Net impact profile of ambulance vehicles.

Guideline 3. Set your performance in context

Help your audience understand what is good and what is not. Just saying your emissions were X tons last year hardly helps anyone. Show your performance compared to others.

Figure 9.2.

Example of showing performance in context: difference between the impact of IBM and select reference indices and companies within different impact dimensions. The data shows that IBM outperforms the reference groups in the Knowledge and Society impact dimensions.

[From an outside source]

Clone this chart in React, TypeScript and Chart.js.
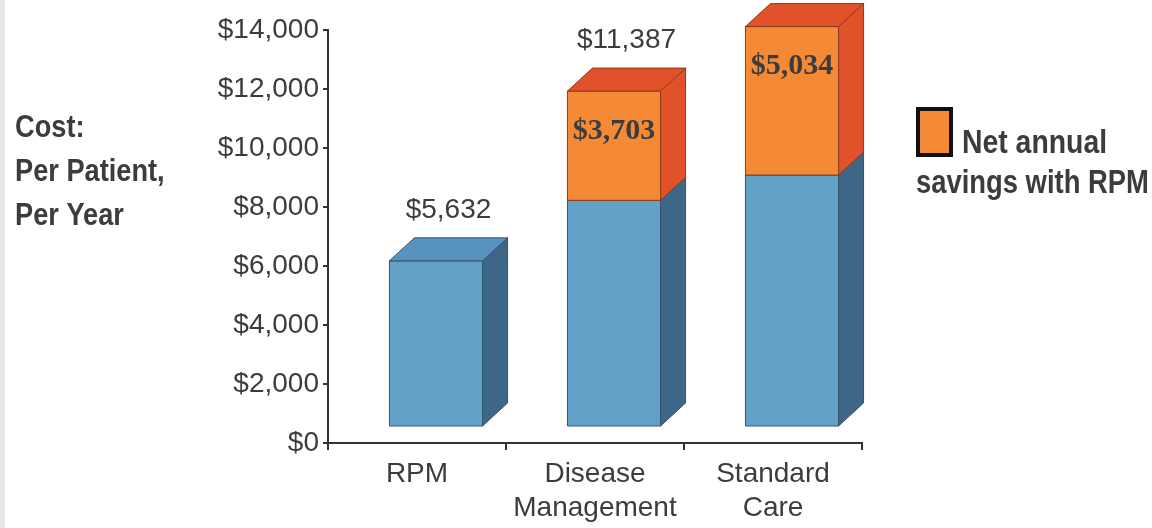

Guideline 4. Communicate your value chain impacts

Don't just talk about impacts that happen inside your company. Your impact is so much more than that. Be brave to show how your supply chain looks like - and most importantly, impacts that happen once your product or service is being used by your clients. These downstream impacts are often the most significant in size and the least understood.

Figure 9.3.

Example of net impact profile with value chain contributions related to different impacts visible.

Guideline 5. Show development in time

Share how your net impact is constantly developing and link it to your strategy. Show milestones like new business launches which positively impacted your holistic value creation. Translate your future strategies and impact targets to your net impact to show how you will improve in the coming years.

Figure 9.4.

Tracking net impact in time on Upright's net impact platform.

Chapter 9.2

How do smart investors report on their impact?

Investors face many of the same struggles as companies, too. ESG reports and other compliance-focused data may easily disappoint your client who wants to understand how your funds really impact the world. Sure, this and this many standards where taken into account, but what do the fund's companies really get done? What is their aggregate impact on the surrounding world?

The same five simple reporting guidelines for companies apply for asset managers and owners, too. Additionally, investors should remember to track and report both the net impact of their individuals funds, as well as their own holistic impact as an investor organization over time. It is not just about what you hold in your portfolio right now, but also about how you use your power to improve your investments over time.